- Country: Malta
- Governing body: Malta Football Association
- National teams: men's national team women's national team
- First played: 1863; 163 years ago
- Clubs: 54

National competitions
- Maltese Cup Maltese Women's Cup

Club competitions
- Maltese Premier League Maltese Challenge League Maltese National Amateur League Maltese Women's League

International competitions
- Men's Champions League Women's Champions League Europa League Europa Conference League Super Cup FIFA Club World Cup FIFA World Cup (Men's National Team) Men's European Championship (Men's National Team) UEFA Nations League (Men's National Team) FIFA Women's World Cup (Women's National Team) Women's European Championship

= Football in Malta =

Football in Malta is run by the Malta Football Association. Association football is the most popular sport in Malta. The sport was introduced to Malta during British rule in the mid-19th century. The sport at the time was new to England, and was used as a means of entertainment for the soldiers stationed in Malta at the various barracks around Malta at the time. In 1863 a football association was formed which governed rules and regulations for this quickly changing sport, which was still in amateur competition stage and played in an un-scheduled format until 1909 when a league format was introduced.

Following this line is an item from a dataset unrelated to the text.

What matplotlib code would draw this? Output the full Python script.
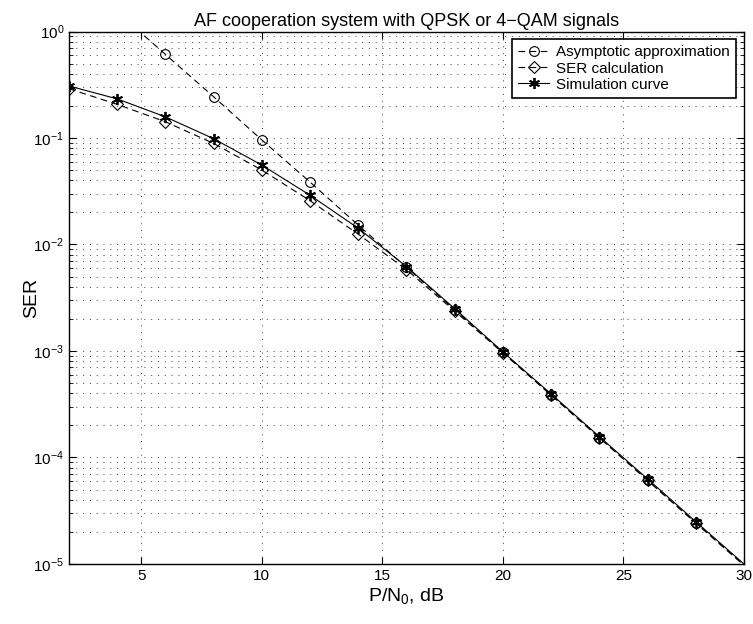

The association runs the men's national football team, the women's national team, as well as administering the semi-professional Maltese Premier League, Maltese Women's League and the respective cups for club sides.

==History==
The first Maltese championship in the 1909-1910 season was won by Floriana. The league regularly changed in numbers as teams changed administrators, dropped out of the league, and new teams re-entered. Up until the season of 1939-1940 this first league remained the only league in Maltese football, and was called the Maltese division one. Sliema Wanderers and Floriana dominated, winning all but four championships up to 1940. The Maltese football league trophy was implemented in the 1935 season which Sliema Wanderers and Floriana continued to dominate up to the Second World War between them.

Unfortunately due to the Second World War, the league had to break-off since many Maltese players were drafted in to the defence of the island during the early 1940s when the Maltese archipelago were heavily involved in the North Africa conflict due to its strategic position in the Mediterranean Sea.

Normal league activity resumed in the 1945, after the end of the war with the league format of four teams joining including Sliema Wanderers and Floriana. The Maltese football association league format soon changed however, to a multiple tier format as from the 1946 season. The passing of the North Africa conflict saw the Maltese football associations largest interest with fifteen clubs registering to join the Maltese FA in the 1940s, doubling the size of the number of registered clubs within ten years. Many of today's familiar names joined the league including Valletta and Hibernians.

Interest in the Maltese league continued throughout the 1950s, 1960's and 1970s with fifteen more clubs joining the league including Birkirkara FC in 1950 . It was however Hibernians and Valletta who put together a good challenge to Sliema Wanderers and Floriana, winning eight championships between them, and three league trophies.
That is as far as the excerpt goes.